If warm nude shades always seem too peachy on you, try this lane instead.
16. Bare Nails With a Thin Milky Overlay
A milky overlay is one of the easiest ways to make natural long oval nails look more even. The polish is translucent but creamy, so it blurs the nail plate while keeping the nail line visible. It’s a favorite of mine for people whose nails are in good shape but not perfect.
The overlay can be done in one sheer coat or layered up slightly for more coverage. The more you build it, the more it turns into a conventional nude manicure. So stay light. The appeal here is the floaty, semi-soft finish.
It’s clean. It’s quiet. It works.
17. Bare Nude With a Very Thin French Outline
This is not a loud French manicure. The outline is so thin it barely registers from a distance. On long oval nails, the tiny border helps the shape read clearly while keeping the overall look bare and refined.
The best version uses a sheer nude base and a micro-thin tip in white or soft cream. I prefer a rounded line over a sharp one because it follows the nail’s curve and feels less graphic. That little softness matters.
Best For
- People who want structure without contrast.
- Hands that look better with a defined edge.
- Office settings where subtle detail beats bold nail art.
- Anyone bored by fully plain nude nails.
18. Rose Nude With a Natural Glow
Rose nude lives in that sweet spot between pink and beige. It gives a healthy flush while staying calm enough for everyday wear. On oval nails, it makes the shape feel feminine without becoming sugary.
The shade works well if your skin has cool undertones but you still want warmth in the manicure. It also photographs nicely in ordinary light, which is saying something. Some nude shades flatten out under indoor bulbs. Rose nude tends to keep its shape.
A glossy topcoat helps, but keep the polish itself sheer. Heavy rose turns into mauve fast.
19. Bare Almond-Style Oval in Soft Nude
This one is a little more about shape than shade, though both matter. A long oval that leans slightly toward almond, painted in a soft nude, gives the hands a stretched, graceful look without veering into sharp territory. It’s the most sculpted version of a bare manicure.

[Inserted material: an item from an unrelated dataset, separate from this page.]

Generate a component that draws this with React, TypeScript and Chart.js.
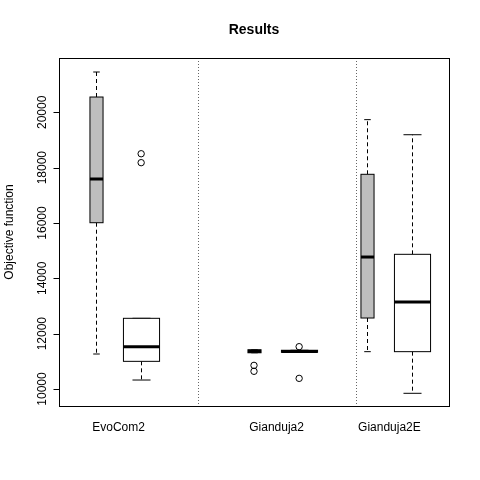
import React, { useEffect, useRef } from "react";
import { Chart, registerables } from "chart.js";

Chart.register(...registerables);

// box statistics, one entry per box
const positions = [1, 2, 4.5, 5.5, 7, 8];
const whiskerLow = [11265, 10325, 11310, 11330, 11350, 9845];
const q1 = [16010, 11000, 11310, 11330, 12566, 11350];
const medians = [17590, 11530, 11360, 11360, 14770, 13145];
const q3 = [20553, 12555, 11420, 11400, 17760, 14868];
const whiskerHigh = [21457, 12555, 11420, 11400, 19735, 19190];
const outliers = [
  { x: 2, y: 18503 },
  { x: 2, y: 18180 },
  { x: 4.5, y: 10855 },
  { x: 4.5, y: 10640 },
  { x: 5.5, y: 11530 },
  { x: 5.5, y: 10385 },
];
const groupLabels = ["EvoCom2", "Gianduja2", "Gianduja2E"];
const groupCenters = [1.5, 5, 7.5];
const dividers = [3.25, 6.75];
const yTicks = [10000, 12000, 14000, 16000, 18000, 20000];

// styles
const boxWidths = [0.29, 0.8, 0.29, 0.8, 0.29, 0.8];
const boxFills = ["#bebebe", "#ffffff", "#bebebe", "#ffffff", "#bebebe", "#ffffff"];
const FONT = '"Liberation Sans", Arial, sans-serif';

const rBoxPlot = {
  id: "rBoxPlot",
  beforeDatasetsDraw(chart: any) {
    const { ctx, chartArea: a, scales } = chart;
    const x = scales.x;
    const y = scales.y;
    ctx.save();
    // dividers
    ctx.strokeStyle = "#666";
    ctx.lineWidth = 1;
    ctx.setLineDash([1, 2]);
    dividers.forEach((d) => {
      const px = Math.round(x.getPixelForValue(d)) + 0.5;
      ctx.beginPath();
      ctx.moveTo(px, a.top);
      ctx.lineTo(px, a.bottom);
      ctx.stroke();
    });
    positions.forEach((p, i) => {
      const cx = Math.round(x.getPixelForValue(p)) + 0.5;
      const hw = x.getPixelForValue(p + boxWidths[i] / 2) - x.getPixelForValue(p);
      const yq1 = y.getPixelForValue(q1[i]);
      const yq3 = y.getPixelForValue(q3[i]);
      const ylo = y.getPixelForValue(whiskerLow[i]);
      const yhi = y.getPixelForValue(whiskerHigh[i]);
      const ym = y.getPixelForValue(medians[i]);
      ctx.strokeStyle = "#000";
      ctx.lineWidth = 1;
      // whiskers
      ctx.setLineDash([4, 3]);
      ctx.beginPath();
      ctx.moveTo(cx, yq3);
      ctx.lineTo(cx, yhi);
      ctx.moveTo(cx, yq1);
      ctx.lineTo(cx, ylo);
      ctx.stroke();
      ctx.setLineDash([]);
      ctx.beginPath();
      ctx.moveTo(cx - hw / 2, yhi);
      ctx.lineTo(cx + hw / 2, yhi);
      ctx.moveTo(cx - hw / 2, ylo);
      ctx.lineTo(cx + hw / 2, ylo);
      ctx.stroke();
      // box
      ctx.fillStyle = boxFills[i];
      ctx.fillRect(cx - hw, yq3, hw * 2, yq1 - yq3);
      ctx.strokeRect(cx - hw, yq3, hw * 2, yq1 - yq3);
      // median
      ctx.lineWidth = 3;
      ctx.beginPath();
      ctx.moveTo(cx - hw, ym);
      ctx.lineTo(cx + hw, ym);
      ctx.stroke();
    });
    ctx.restore();
  },
  afterDraw(chart: any) {
    const { ctx, chartArea: a, scales } = chart;
    const x = scales.x;
    const y = scales.y;
    ctx.save();
    ctx.strokeStyle = "#000";
    ctx.lineWidth = 1;
    ctx.setLineDash([]);
    ctx.strokeRect(Math.round(a.left) + 0.5, Math.round(a.top) + 0.5, Math.round(a.right - a.left), Math.round(a.bottom - a.top));
    // y axis ticks
    const ax = Math.round(a.left) + 0.5;
    ctx.beginPath();
    ctx.moveTo(ax, y.getPixelForValue(yTicks[0]));
    ctx.lineTo(ax, y.getPixelForValue(yTicks[yTicks.length - 1]));
    yTicks.forEach((t) => {
      const py = Math.round(y.getPixelForValue(t)) + 0.5;
      ctx.moveTo(ax, py);
      ctx.lineTo(ax - 6, py);
    });
    ctx.stroke();
    ctx.fillStyle = "#000";
    ctx.font = `12px ${FONT}`;
    ctx.textAlign = "center";
    ctx.textBaseline = "bottom";
    yTicks.forEach((t) => {
      const py = y.getPixelForValue(t);
      ctx.save();
      ctx.translate(ax - 11, py);
      ctx.rotate(-Math.PI / 2);
      ctx.fillText(String(t), 0, 0);
      ctx.restore();
    });
    // group labels
    ctx.textBaseline = "middle";
    groupLabels.forEach((l, i) => {
      ctx.fillText(l, x.getPixelForValue(groupCenters[i]), 428);
    });
    // axis title
    ctx.save();
    ctx.translate(10, (a.top + a.bottom) / 2);
    ctx.rotate(-Math.PI / 2);
    ctx.fillText("Objective function", 0, 0);
    ctx.restore();
    // main title
    ctx.font = `bold 14px ${FONT}`;
    ctx.fillText("Results", (a.left + a.right) / 2, 30);
    ctx.restore();
  },
};

export default function App() {
  const canvasRef = useRef<HTMLCanvasElement>(null);

  useEffect(() => {
    document.body.style.margin = "0";
    if (!canvasRef.current) return;
    const chart = new Chart(canvasRef.current, {
      type: "scatter",
      data: {
        datasets: [
          {
            data: outliers,
            pointStyle: "circle",
            pointRadius: 3.2,
            borderColor: "#000",
            borderWidth: 1,
            backgroundColor: "rgba(0,0,0,0)",
          },
        ],
      },
      options: {
        animation: false,
        responsive: false,
        layout: { padding: { left: 59, right: 31, top: 58, bottom: 74 } },
        scales: {
          x: { type: "linear", min: 0.18, max: 8.82, display: false },
          y: { type: "linear", min: 9386, max: 21963, display: false },
        },
        plugins: { legend: { display: false }, tooltip: { enabled: false } },
      },
      plugins: [rBoxPlot],
    });
    return () => chart.destroy();
  }, []);

  return (
    <div style={{ width: 480, height: 480, background: "#fff" }}>
      <canvas ref={canvasRef} width={480} height={480} />
    </div>
  );
}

I like this style when the nail length is enough to support the taper. If the nails are too short, it can look unfinished. With enough length, though, the shape becomes the main event and the color just supports it.
The polish should stay subdued: beige, pink-beige, or milky nude. Nothing loud. The point is to make the nail look naturally elegant, not decorated.
How to Keep Long Oval Bare Nails Looking Clean
Bare nails are less forgiving than people think. Any chips, ridges, or dry cuticles stand out faster because there’s no bold color to distract the eye. That’s not a reason to avoid the style. It’s a reason to stay on top of prep.
A good file makes a bigger difference than most people expect. Use a fine-grit file and move in one direction when shaping the oval, then soften the sides so the curve stays even. A rough edge will show up immediately under pale polish.
Cuticle oil helps more than almost anything else. Seriously. A few drops massaged in daily can keep the whole manicure from looking crusty after a couple of days. And if you’re doing a bare look at home, wipe the nail plate with alcohol before polish so the finish adheres properly.
Which Bare Oval Look Fits Your Style
If you want the safest choice, sheer pink or milky nude is probably the easiest place to start. If your style runs cooler and cleaner, taupe nude or gray-beige makes more sense. If you like a little glow, peach and rose nude are the prettiest picks.
Long oval nails give you room to play, but they don’t demand drama. That’s the charm. You can keep the color whisper-soft and still end up with nails that look intentional.
And honestly, that’s the best version of a bare manicure: not invisible, not loud, just well chosen and worn with a little confidence.